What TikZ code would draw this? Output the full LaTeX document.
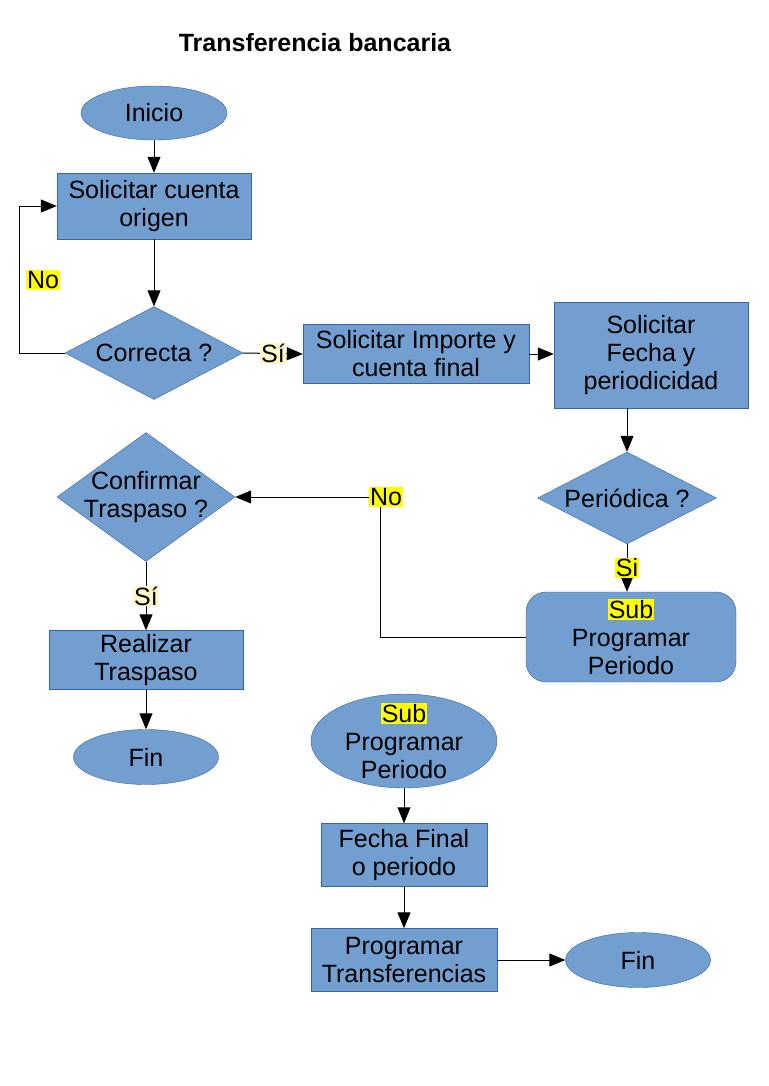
\documentclass[tikz,border=0pt]{standalone}
\usepackage{fontspec}
\setmainfont{Liberation Sans}
\usetikzlibrary{shapes.geometric,arrows.meta}
\definecolor{azul}{HTML}{729FCF}
\definecolor{azulborde}{HTML}{3465A4}
\definecolor{amarillo}{HTML}{FFFF00}
\definecolor{crema}{HTML}{FFF9C8}
\setlength{\fboxsep}{1pt}
\begin{document}
\begin{tikzpicture}[x=1pt,y=-1pt,
    font=\fontsize{25}{28}\selectfont,
    proceso/.style={rectangle,draw=azulborde,fill=azul,align=center,inner sep=0pt},
    decision/.style={diamond,draw=azulborde,fill=azul,align=center,inner sep=0pt,shape aspect=1.9},
    terminal/.style={ellipse,draw=azulborde,fill=azul,align=center,inner sep=0pt},
    flecha/.style={line width=1pt,-{Triangle[length=16pt,width=13pt]}},
    no/.style={fill=amarillo,inner sep=1pt},
    si/.style={fill=crema,inner sep=1pt}]
    \fill[white] (0,0) rectangle (768,1086);
    \useasboundingbox (0,0) rectangle (768,1086);
    \node (titulo) at (315,43) {\bfseries Transferencia bancaria};
    \node[terminal,minimum width=146,minimum height=54] (inicio) at (154,113) {Inicio};
    \node[proceso,minimum width=194,minimum height=66] (cuenta) at (154,206) {Solicitar cuenta\\origen};
    \node[decision,minimum width=178,minimum height=93] (correcta) at (154,353) {Correcta ?};
    \node[proceso,minimum width=226,minimum height=59] (importe) at (416,354) {Solicitar Importe y\\cuenta final};
    \node[proceso,minimum width=194,minimum height=106] (fecha) at (651,355) {Solicitar\\Fecha y\\periodicidad};
    \node[decision,minimum width=179,minimum height=92] (perio) at (627,498) {Periódica ?};
    \node[proceso,rounded corners=20pt,minimum width=210,minimum height=90] (subprog) at (631,637) {\colorbox{amarillo}{Sub}\\Programar\\Periodo};
    \node[decision,minimum width=178,minimum height=129,inner sep=-10pt,shape aspect=1.4] (confirmar) at (146,497) {Confirmar\\Traspaso ?};
    \node[proceso,minimum width=194,minimum height=59] (realizar) at (146,660) {Realizar\\Traspaso};
    \node[terminal,minimum width=145,minimum height=55] (fin) at (146,757) {Fin};
    \node[terminal,minimum width=186,minimum height=94,inner sep=-9pt] (sub) at (404,741) {\colorbox{amarillo}{Sub}\\Programar\\Periodo};
    \node[proceso,minimum width=166,minimum height=63] (final) at (404,855) {Fecha Final\\o periodo};
    \node[proceso,minimum width=186,minimum height=63] (transf) at (404,960) {Programar\\Transferencias};
    \node[terminal,minimum width=145,minimum height=55] (fin2) at (638,960) {Fin};
    \coordinate (codo) at (380,497);
    \draw[flecha] (inicio) -- (cuenta);
    \draw[flecha] (cuenta) -- (correcta);
    \draw[flecha] (correcta.west) -- ++(-45,0) |- (cuenta.west);
    \node[no] (nocuenta) at (43,280) {No};
    \draw[flecha] (correcta.east) -- node[si]{Sí} (importe.west);
    \draw[flecha] (importe.east) -- (importe.east -| fecha.west);
    \draw[flecha] (perio.north |- fecha.south) -- (perio.north);
    \draw[flecha] (perio.south) -- node[no]{Si} (perio.south |- subprog.north);
    \draw[flecha] (subprog.west) -| (codo) -- (confirmar.east);
    \node[no] (noperio) at (386,497) {No};
    \draw[flecha] (confirmar.south) -- node[si]{Sí} (realizar.north);
    \draw[flecha] (realizar) -- (fin);
    \draw[flecha] (sub) -- (final);
    \draw[flecha] (final) -- (transf);
    \draw[flecha] (transf) -- (fin2);
\end{tikzpicture}
\end{document}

• • • • • • •

Task requirements → Your task is an exact transcription of all the data, minus the pictures.

Exercise response →
What TikZ code would draw this? Output the full LaTeX document.
\documentclass[tikz,border=0pt]{standalone}
\usepackage{fontspec}
\setmainfont{Liberation Sans}
\usetikzlibrary{shapes.geometric,arrows.meta}
\definecolor{azul}{HTML}{729FCF}
\definecolor{azulborde}{HTML}{3465A4}
\definecolor{amarillo}{HTML}{FFFF00}
\definecolor{crema}{HTML}{FFF9C8}
\setlength{\fboxsep}{1pt}
\begin{document}
\begin{tikzpicture}[x=1pt,y=-1pt,
    font=\fontsize{25}{28}\selectfont,
    proceso/.style={rectangle,draw=azulborde,fill=azul,align=center,inner sep=0pt},
    decision/.style={diamond,draw=azulborde,fill=azul,align=center,inner sep=0pt,shape aspect=1.9},
    terminal/.style={ellipse,draw=azulborde,fill=azul,align=center,inner sep=0pt},
    flecha/.style={line width=1pt,-{Triangle[length=16pt,width=13pt]}},
    no/.style={fill=amarillo,inner sep=1pt},
    si/.style={fill=crema,inner sep=1pt}]
    \fill[white] (0,0) rectangle (768,1086);
    \useasboundingbox (0,0) rectangle (768,1086);
    \node (titulo) at (315,43) {\bfseries Transferencia bancaria};
    \node[terminal,minimum width=146,minimum height=54] (inicio) at (154,113) {Inicio};
    \node[proceso,minimum width=194,minimum height=66] (cuenta) at (154,206) {Solicitar cuenta\\origen};
    \node[decision,minimum width=178,minimum height=93] (correcta) at (154,353) {Correcta ?};
    \node[proceso,minimum width=226,minimum height=59] (importe) at (416,354) {Solicitar Importe y\\cuenta final};
    \node[proceso,minimum width=194,minimum height=106] (fecha) at (651,355) {Solicitar\\Fecha y\\periodicidad};
    \node[decision,minimum width=179,minimum height=92] (perio) at (627,498) {Periódica ?};
    \node[proceso,rounded corners=20pt,minimum width=210,minimum height=90] (subprog) at (631,637) {\colorbox{amarillo}{Sub}\\Programar\\Periodo};
    \node[decision,minimum width=178,minimum height=129,inner sep=-10pt,shape aspect=1.4] (confirmar) at (146,497) {Confirmar\\Traspaso ?};
    \node[proceso,minimum width=194,minimum height=59] (realizar) at (146,660) {Realizar\\Traspaso};
    \node[terminal,minimum width=145,minimum height=55] (fin) at (146,757) {Fin};
    \node[terminal,minimum width=186,minimum height=94,inner sep=-9pt] (sub) at (404,741) {\colorbox{amarillo}{Sub}\\Programar\\Periodo};
    \node[proceso,minimum width=166,minimum height=63] (final) at (404,855) {Fecha Final\\o periodo};
    \node[proceso,minimum width=186,minimum height=63] (transf) at (404,960) {Programar\\Transferencias};
    \node[terminal,minimum width=145,minimum height=55] (fin2) at (638,960) {Fin};
    \coordinate (codo) at (380,497);
    \draw[flecha] (inicio) -- (cuenta);
    \draw[flecha] (cuenta) -- (correcta);
    \draw[flecha] (correcta.west) -- ++(-45,0) |- (cuenta.west);
    \node[no] (nocuenta) at (43,280) {No};
    \draw[flecha] (correcta.east) -- node[si]{Sí} (importe.west);
    \draw[flecha] (importe.east) -- (importe.east -| fecha.west);
    \draw[flecha] (perio.north |- fecha.south) -- (perio.north);
    \draw[flecha] (perio.south) -- node[no]{Si} (perio.south |- subprog.north);
    \draw[flecha] (subprog.west) -| (codo) -- (confirmar.east);
    \node[no] (noperio) at (386,497) {No};
    \draw[flecha] (confirmar.south) -- node[si]{Sí} (realizar.north);
    \draw[flecha] (realizar) -- (fin);
    \draw[flecha] (sub) -- (final);
    \draw[flecha] (final) -- (transf);
    \draw[flecha] (transf) -- (fin2);
\end{tikzpicture}
\end{document}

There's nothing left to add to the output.